Aaron Rowand Rumors

Giants Notes: Burrell, Rowand, Beltran, Hernandez

Before accepting a trade to San Francisco, Carlos Beltran refused to waive his no-trade clause to go to the Pirates, according to Dejan Kovacevic of the Pittsburgh Tribune-Review. Like the Indians, the Pirates made an aggressive push for Beltran before he headed for Northern California. Here’s the latest on the Giants, as they prepare for a run at a second consecutive title…
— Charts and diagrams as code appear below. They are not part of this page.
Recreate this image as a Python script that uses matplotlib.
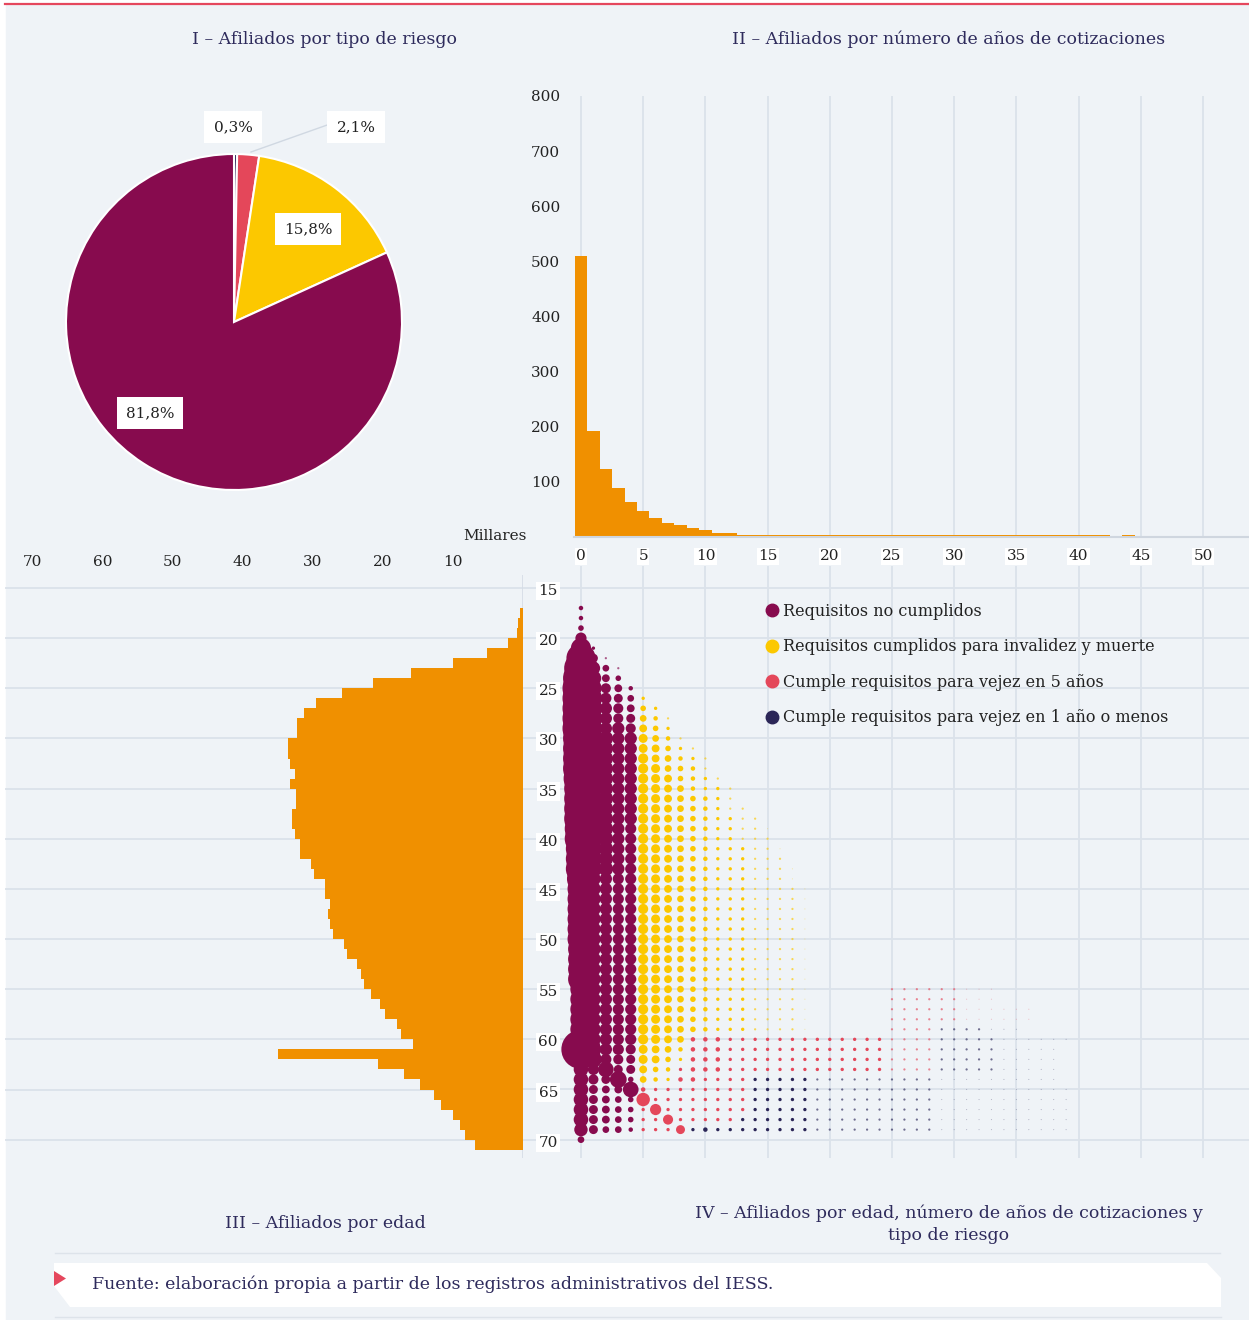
import matplotlib
matplotlib.use("Agg")
import matplotlib.pyplot as plt
from matplotlib.lines import Line2D
from matplotlib.patches import Polygon, Rectangle
from matplotlib.colors import to_rgba

W, H = 1249, 1320

# I - afiliados por tipo de riesgo (%)
riesgo_nombres = ["Cumple requisitos para vejez en 1 año o menos",
                  "Cumple requisitos para vejez en 5 años",
                  "Requisitos cumplidos para invalidez y muerte",
                  "Requisitos no cumplidos"]
riesgo_pct = [0.3, 2.1, 15.8, 81.8]

# II - afiliados (miles) por años de cotización
anios_cot = list(range(0, 45))
afiliados_anios = [510, 192, 123, 89, 64, 47, 34, 25, 21, 17, 13, 8, 8,
                   4, 4, 4, 4, 4, 4, 4, 4, 4, 4, 4, 4, 4, 4, 4, 4, 4,
                   4, 4, 4, 4, 4, 4, 4, 4, 4, 4, 4, 4, 4, 0, 4]

# III - afiliados (miles) por edad
edades = list(range(17, 71))
afiliados_edad = [0.4, 0.7, 0.8, 2.1, 5.1, 9.9, 16.0, 21.4, 25.8, 29.5,
                  31.2, 32.2, 32.2, 33.5, 33.5, 33.2, 32.5, 33.2, 32.3, 32.3,
                  32.9, 32.9, 32.5, 31.8, 31.8, 30.2, 29.8, 28.2, 28.2, 27.5,
                  27.8, 27.5, 27.1, 25.5, 25.1, 23.7, 23.1, 22.7, 21.7, 20.4,
                  19.7, 18.0, 17.3, 15.6, 34.9, 20.7, 17.0, 14.6, 12.6, 11.6,
                  9.9, 8.9, 8.2, 6.8]

# IV - por edad (fila) y años de cotización (posición en la cadena):
# tipo M/Y/R/N y magnitud relativa en base 36 (0 = vacío)
tipo_filas = [
    "M", "M", "M", "M", "MM", "MMM", "MMMM", "MMMM", "MMMMM",
    "MMMMM" "Y",
    "MMMMM" "YY",
    "MMMMM" "YYY",
    "MMMMM" "YYY",
    "MMMMM" "YYYY",
    "MMMMM" "YYYYY",
    "MMMMM" "YYYYY" "Y",
    "MMMMM" "YYYYY" "Y",
    "MMMMM" "YYYYY" "YY",
    "MMMMM" "YYYYY" "YYY",
    "MMMMM" "YYYYY" "YYY",
    "MMMMM" "YYYYY" "YYYY",
    "MMMMM" "YYYYY" "YYYYY",
    "MMMMM" "YYYYY" "YYYYY" "Y",
    "MMMMM" "YYYYY" "YYYYY" "Y",
    "MMMMM" "YYYYY" "YYYYY" "YY",
    "MMMMM" "YYYYY" "YYYYY" "YY",
    "MMMMM" "YYYYY" "YYYYY" "YYY",
    "MMMMM" "YYYYY" "YYYYY" "YYY",
    "MMMMM" "YYYYY" "YYYYY" "YYYY",
    "MMMMM" "YYYYY" "YYYYY" "YYYY",
    "MMMMM" "YYYYY" "YYYYY" "YYYY",
    "MMMMM" "YYYYY" "YYYYY" "YYYY",
    "MMMMM" "YYYYY" "YYYYY" "YYYY",
    "MMMMM" "YYYYY" "YYYYY" "YYYY",
    "MMMMM" "YYYYY" "YYYYY" "YYYY",
    "MMMMM" "YYYYY" "YYYYY" "YYYY",
    "MMMMM" "YYYYY" "YYYYY" "YYYY",
    "MMMMM" "YYYYY" "YYYYY" "YYYY",
    "MMMMM" "YYYYY" "YYYYY" "YYYY" "......" "RRRRR" "RRRR",
    "MMMMM" "YYYYY" "YYYYY" "YYYY" "......" "RRRRR" "RRRR",
    "MMMMM" "YYYYY" "YYYYY" "YYYY" "......" "RRRRR" "RRRRR" "RR",
    "MMMMM" "YYYYY" "YYYYY" "YYYY" "......" "RRRRR" "RRRRR" "RR",
    "MMMMM" "YYYYY" "YYYYY" "YYYY" "......" "RRRR" "NNNNN" "NN",
    "MMMMM" "YYYY" "RRRRR" "RRRRR" "RRRRR" "RRRRR" "NNNNN" "NNNNN" "N",
    "MMMMM" "YYYY" "RRRRR" "RRRRR" "RRRRR" "RRRRR" "NNNNN" "NNNNN",
    "MMMMM" "YYYY" "RRRRR" "RRRRR" "RRRRR" "RRRRR" "NNNNN" "NNNNN",
    "MMMMM" "YYY" "R" "RRRRR" "RRRRR" "RRRRR" "RRRRR" "NNNNN" "NNNNN",
    "MMMMM" "YYY" "RRRRRR" "NNNNN" "NNNNN" "NNNNN" "NNNNN" "NNNNN",
    "MMMMM" "RRRRR" "RRRR" "NNNNN" "NNNNN" "NNNNN" "NNNNN" "NNNNN" "N",
    "MMMMM" "RRRRR" "RRRR" "NNNNN" "NNNNN" "NNNNN" "NNNNN" "NNNNN" "N",
    "MMMMM" "RRRRR" "RRRR" "NNNNN" "NNNNN" "NNNNN" "NNNNN" "NNNNN" "N",
    "MMMMM" "RRRRR" "RRR" "NNNNN" "N" "NNNNN" "NNNNN" "NNNNN" "NNNNN" "N",
    "MMMMM" "RRRR" "NNNNN" "NNNNN" "NNNNN" "NNNNN" "NNNNN" "NNNNN" "N",
    "M",
]
magnitud_filas = [
    "4", "4", "5", "a", "i3", "q82", "uc62", "we75", "xf974",
    "xga86" "3",
    "xgb97" "53",
    "xgb98" "642",
    "xgbb9" "753",
    "whdbb" "8642",
    "whdbb" "87532",
    "whdbb" "97643" "2",
    "whdbb" "98654" "2",
    "vhdbb" "98754" "32",
    "ugdbb" "98764" "332",
    "ugdbb" "98765" "432",
    "ugdbb" "98765" "4322",
    "ugdbb" "98765" "43322",
    "tgdba" "98765" "43322" "1",
    "tgdba" "98765" "43322" "2",
    "rfdba" "98765" "43332" "21",
    "rfdba" "98765" "43332" "22",
    "rfdba" "98765" "43332" "221",
    "pdbaa" "98765" "43332" "221",
    "odbaa" "98765" "43332" "2221",
    "odbaa" "98765" "43332" "2221",
    "odbaa" "98765" "43332" "2221",
    "odbaa" "98765" "43332" "2221",
    "odbaa" "98765" "43332" "2221",
    "odbaa" "98765" "43332" "2221",
    "ndbaa" "98765" "43332" "2221",
    "ndbaa" "98765" "43332" "2221",
    "ndbaa" "98765" "43332" "2221",
    "ndbaa" "98765" "43332" "2221",
    "jdbaa" "98765" "43332" "2221" "000000" "22222" "2111",
    "jdbaa" "98765" "43332" "2221" "000000" "22222" "2111",
    "jdbaa" "98765" "43332" "2221" "000000" "22222" "21111" "11",
    "jdbaa" "98765" "43332" "2221" "000000" "22222" "21111" "11",
    "jdbaa" "98765" "43332" "2221" "000000" "2222" "22221" "11",
    "kdbaa" "9876" "44433" "33333" "33333" "32222" "22222" "11111" "1",
    "zeba9" "8764" "44433" "33333" "33333" "32222" "22222" "11111",
    "dfa98" "8753" "44433" "33333" "33333" "32222" "22222" "11111",
    "dae88" "754" "3" "44433" "33333" "33333" "32222" "22222" "11111",
    "d98f5" "643" "443333" "33333" "22222" "22222" "11111" "11111",
    "d877e" "43333" "3333" "33333" "22222" "22222" "11111" "11111" "1",
    "d8765" "c3333" "3333" "33333" "22222" "22222" "11111" "11111" "1",
    "d8765" "3a333" "3333" "33333" "22222" "22222" "11111" "11111" "1",
    "d8765" "33933" "333" "33333" "3" "22222" "22222" "11111" "11111" "1",
    "c8664" "3338" "34333" "33333" "22222" "22222" "11111" "11111" "1",
    "6",
]

MAROON = "#870b4e"
YELLOW = "#fcc800"
RED = "#e4475a"
NAVY = "#2b2657"
ORANGE = "#f09000"
BG = "#eff3f7"
GRID = "#dbe2ea"
TITLE = "#2e2b5c"
INK = "#222222"
colores = {"M": MAROON, "Y": YELLOW, "R": RED, "N": NAVY}

plt.rcParams["font.family"] = "DejaVu Serif"

fig = plt.figure(figsize=(W / 100, H / 100), dpi=100)
fig.patch.set_facecolor("white")


def caja(x0, y0, x1, y1):
    return [x0 / W, 1 - y1 / H, (x1 - x0) / W, (y1 - y0) / H]


fondo = fig.add_axes([0, 0, 1, 1])
fondo.set_xlim(0, W)
fondo.set_ylim(H, 0)
fondo.axis("off")
fondo.add_patch(Rectangle((6, 5), W - 6, H - 5, color=BG, zorder=0))
fondo.plot([5, W], [3.7, 3.7], color="#e5475d", lw=1.6)

# ---- I: pie ----
ax1 = fig.add_axes(caja(34, 122, 434, 522))
ax1.pie(riesgo_pct, colors=[NAVY, RED, YELLOW, MAROON], startangle=90,
        counterclock=False, radius=0.84,
        wedgeprops=dict(edgecolor="white", linewidth=1.5))
ax1.set_xlim(-1, 1)
ax1.set_ylim(-1, 1)
ax1.set_aspect("equal")
ax1.axis("off")

# ---- II: histograma años de cotización ----
ax2 = fig.add_axes(caja(574.2, 96, 1249, 537))
ax2.set_facecolor("none")
ax2.bar(anios_cot, afiliados_anios, width=1.0, color=ORANGE, linewidth=0, zorder=2)
ax2.set_xlim(-0.55, 53.7)
ax2.set_ylim(0, 800)
ax2.set_xticks(range(0, 51, 5))
ax2.set_yticks(range(100, 801, 100))
ax2.grid(axis="x", color=GRID, lw=1.3)
ax2.set_axisbelow(True)
for s in ["left", "top", "right"]:
    ax2.spines[s].set_visible(False)
ax2.spines["bottom"].set_color("#cfd6df")
ax2.spines["bottom"].set_linewidth(1.5)
ax2.tick_params(axis="y", length=0, labelsize=11, pad=10, labelcolor=INK)
ax2.tick_params(axis="x", length=0, labelsize=11, pad=9, labelcolor=INK)
for lbl in ax2.get_xticklabels():
    lbl.set_bbox(dict(facecolor="white", edgecolor="none", pad=1))

# ---- III: afiliados por edad ----
ax3 = fig.add_axes(caja(5, 575, 522.5, 1158))
ax3.set_facecolor("none")
ax3.barh(edades, afiliados_edad, height=1.0, align="edge", color=ORANGE, linewidth=0, zorder=2)
ax3.set_xlim(73.93, 0)
ax3.set_ylim(71.83, 13.70)
ax3.set_yticks(range(15, 71, 5))
ax3.set_yticklabels([])
ax3.grid(axis="y", color=GRID, lw=1.3)
ax3.set_axisbelow(True)
ax3.axvline(0, color="#d5dce5", lw=1.2, zorder=1)
ax3.xaxis.tick_top()
ax3.set_xticks(range(10, 71, 10))
ax3.tick_params(length=0, labelsize=11, pad=4, labelcolor=INK)
for s in ax3.spines.values():
    s.set_visible(False)
fondo.text(495, 536, "Millares", ha="center", va="center", fontsize=11, color=INK)

# ---- IV: burbujas edad x años de cotización ----
ax4 = fig.add_axes(caja(522.5, 566, 1249, 1158))
ax4.set_facecolor("none")
ax4.set_xlim(-4.70, 53.7)
ax4.set_ylim(71.83, 12.81)
ax4.set_xticks(range(0, 51, 5))
ax4.set_yticks(range(15, 71, 5))
ax4.grid(True, color=GRID, lw=1.3)
ax4.set_axisbelow(True)
ax4.tick_params(length=0, labelbottom=False, labelleft=False)
for s in ax4.spines.values():
    s.set_visible(False)

escala = 1.12  # px de diámetro por unidad de magnitud
puntos = {k: ([], [], [], []) for k in colores}
for edad, tipos, mags in zip(edades, tipo_filas, magnitud_filas):
    assert len(tipos) == len(mags), edad
    for anio, (t, m) in enumerate(zip(tipos, mags)):
        if t == ".":
            continue
        v = int(m, 36)
        alpha = 0.3 if v == 1 else (0.65 if v == 2 else 1.0)
        xs, ys, ss, cs = puntos[t]
        xs.append(anio)
        ys.append(edad)
        ss.append((v * escala * 0.72) ** 2)
        cs.append(to_rgba(colores[t], alpha))
for t in ["M", "Y", "R", "N"]:
    xs, ys, ss, cs = puntos[t]
    ax4.scatter(xs, ys, s=ss, c=cs, linewidths=0, zorder=3)

for a in range(15, 71, 5):
    ax4.text(-1.85, a + 0.3, str(a), ha="right", va="center", fontsize=11, color=INK, zorder=6,
             bbox=dict(facecolor="white", edgecolor="none", pad=1.5))

handles = [Line2D([], [], ls="", marker="o", ms=9, color=c)
           for c in [MAROON, YELLOW, RED, NAVY]]
ax4.legend(handles, riesgo_nombres[::-1], loc="upper left",
           bbox_to_anchor=((766 - 522.5) / 726.5, 1 - (603 - 566) / 592),
           frameon=False, fontsize=11.5, handlelength=0.7, handletextpad=0.35,
           labelspacing=1.15, borderpad=0, borderaxespad=0, labelcolor=INK)

# ---- capa superior: etiquetas del pie ----
frente = fig.add_axes([0, 0, 1, 1])
frente.set_xlim(0, W)
frente.set_ylim(H, 0)
frente.axis("off")
frente.plot([251, 330, 334], [152, 124, 124], color="#d0d8e2", lw=1)
pos_etiquetas = [(233, 127), (356, 127), (308, 229), (150, 413)]
for v, (x, y) in zip(riesgo_pct, pos_etiquetas):
    frente.text(x, y, f"{v:.1f}".replace(".", ",") + "%", ha="center", va="center",
                fontsize=11, color=INK,
                bbox=dict(boxstyle="square,pad=0.6", facecolor="white", edgecolor="none"))

# ---- títulos y fuente ----
tit = dict(ha="center", va="center", fontsize=12.5, color=TITLE)
fondo.text(325, 39, "I – Afiliados por tipo de riesgo", **tit)
fondo.text(949, 39, "II – Afiliados por número de años de cotizaciones", **tit)
fondo.text(325, 1224, "III – Afiliados por edad", **tit)
fondo.text(949, 1224, "IV – Afiliados por edad, número de años de cotizaciones y\ntipo de riesgo",
           linespacing=1.4, **tit)

fondo.plot([55, 1220], [1253, 1253], color="#dde3ea", lw=1)
fondo.plot([55, 1221], [1316.5, 1316.5], color="#dde3ea", lw=1)
fondo.add_patch(Polygon([(54, 1263), (1207, 1263), (1221, 1278), (1221, 1307),
                         (70, 1307), (54, 1286)], closed=True, facecolor="white",
                        edgecolor="none"))
fondo.add_patch(Polygon([(54, 1271), (66, 1278.5), (54, 1286)], closed=True,
                        facecolor="#e5475d", edgecolor="none"))
fondo.text(92, 1284, "Fuente: elaboración propia a partir de los registros administrativos del IESS.",
           ha="left", va="center", fontsize=12.5, color=TITLE)

fig.savefig("out.png", dpi=100, facecolor=fig.get_facecolor())
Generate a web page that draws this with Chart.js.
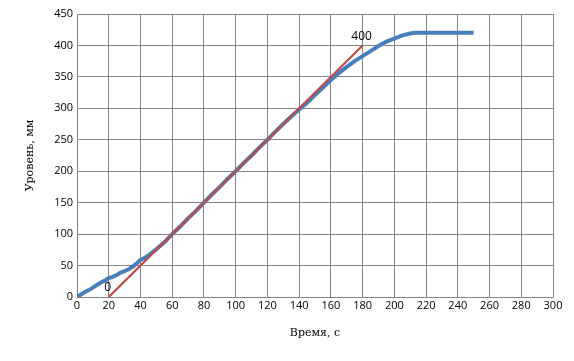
<!DOCTYPE html>
<html>
<head>
<meta charset="utf-8">
<script src="https://cdn.jsdelivr.net/npm/chart.js@4"></script>
<style>
  html, body { margin: 0; padding: 0; background: #fff; }
  #wrap { width: 574px; height: 361px; }
</style>
</head>
<body>
<div id="wrap"><canvas id="chart"></canvas></div>
<script>
// Measured level (blue) - time, s
const timeSec = [0, 2.5, 5, 7.5, 10, 12.5, 15, 17.5, 20, 22.5, 25, 27.5, 30, 32.5, 35, 37.5, 40, 42.5, 45, 47.5,
  50, 55, 60, 65, 70, 75, 80, 85, 90, 95, 100, 105, 110, 115, 120, 125, 130, 135, 140, 145,
  150, 155, 160, 165, 170, 175, 180, 185, 190, 195, 200, 205, 210, 213, 250];
// level, mm
const levelMm = [0, 4, 8, 11, 15, 19, 23, 26, 30, 32, 35, 39, 41, 44, 48, 53, 59, 62, 66, 71,
  76, 87, 100, 112, 125, 137, 150, 163, 175, 188, 200, 213, 225, 238, 250, 263, 275, 287, 298, 309,
  321, 333, 345, 356, 366, 375, 383, 391, 399, 406, 411, 416, 419, 420, 420];

// Fitted line (red)
const fitTime = [20, 180];
const fitLevel = [0, 400];
const fitLabels = ['0', '400'];

const xTicks = [0, 300, 20];
const yTicks = [0, 450, 50];

const blueData = timeSec.map((t, i) => ({ x: t, y: levelMm[i] }));
const redData = fitTime.map((t, i) => ({ x: t, y: fitLevel[i] }));

// draws the "0" / "400" labels at the ends of the red line
const endLabels = {
  id: 'endLabels',
  afterDatasetsDraw(chart) {
    const ctx = chart.ctx;
    const xs = chart.scales.x, ys = chart.scales.y;
    ctx.save();
    ctx.font = '12px "Open Sans"';
    ctx.fillStyle = '#000';
    ctx.textAlign = 'center';
    ctx.textBaseline = 'bottom';
    fitTime.forEach((t, i) => {
      ctx.fillText(fitLabels[i], xs.getPixelForValue(t) - 1, ys.getPixelForValue(fitLevel[i]) - 3);
    });
    ctx.restore();
  }
};

new Chart(document.getElementById('chart'), {
  type: 'scatter',
  data: {
    datasets: [
      {
        data: blueData,
        showLine: true,
        borderColor: '#4A7EBB',
        borderWidth: 4,
        pointRadius: 0,
        tension: 0,
        order: 2
      },
      {
        data: redData,
        showLine: true,
        borderColor: '#BE4B48',
        borderWidth: 2.2,
        pointRadius: 0,
        order: 1
      }
    ]
  },
  options: {
    responsive: true,
    maintainAspectRatio: false,
    animation: false,
    layout: { padding: { top: 14, right: 21, left: 20, bottom: 17 } },
    plugins: { legend: { display: false }, tooltip: { enabled: false } },
    scales: {
      x: {
        type: 'linear',
        min: xTicks[0], max: xTicks[1],
        ticks: { stepSize: xTicks[2], color: '#000', font: { family: 'Open Sans', size: 11 }, maxRotation: 0, padding: 2 },
        grid: { color: '#868686', lineWidth: 1, drawTicks: false },
        border: { color: '#868686' },
        title: { display: true, text: 'Время, с', color: '#000', font: { family: 'DejaVu Serif', size: 11 } },
        afterFit(scale) { scale.height = 47; }
      },
      y: {
        min: yTicks[0], max: yTicks[1],
        ticks: { stepSize: yTicks[2], color: '#000', font: { family: 'Open Sans', size: 11 }, padding: 4 },
        grid: { color: '#868686', lineWidth: 1, drawTicks: false },
        border: { color: '#868686' },
        title: { display: true, text: 'Уровень, мм', color: '#000', font: { family: 'DejaVu Serif', size: 11 } },
        afterFit(scale) { scale.width = 57; }
      }
    }
  },
  plugins: [endLabels]
});
</script>
</body>
</html>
  • Jon Heyman of SI.com suggests that there won't be much room for Pat Burrell and Aaron Rowand in San Francisco (Twitter link). Beltran, Nate Schierholtz, Andres Torres and Cody Ross figure to get most of the playing time in the Giants’ outfield. The Giants are expected to release Burrell to create space on the roster for Beltran.
  • The Giants aren't discussing an extension for Beltran, according to Henry Schulman of the San Francisco Chronicle (on Twitter). The switch-hitter hits free agency after the season and cannot be offered arbitration.
  • Some Giants people believe the Reds will deal Ramon Hernandez for a pitcher, according to Schulman (on Twitter).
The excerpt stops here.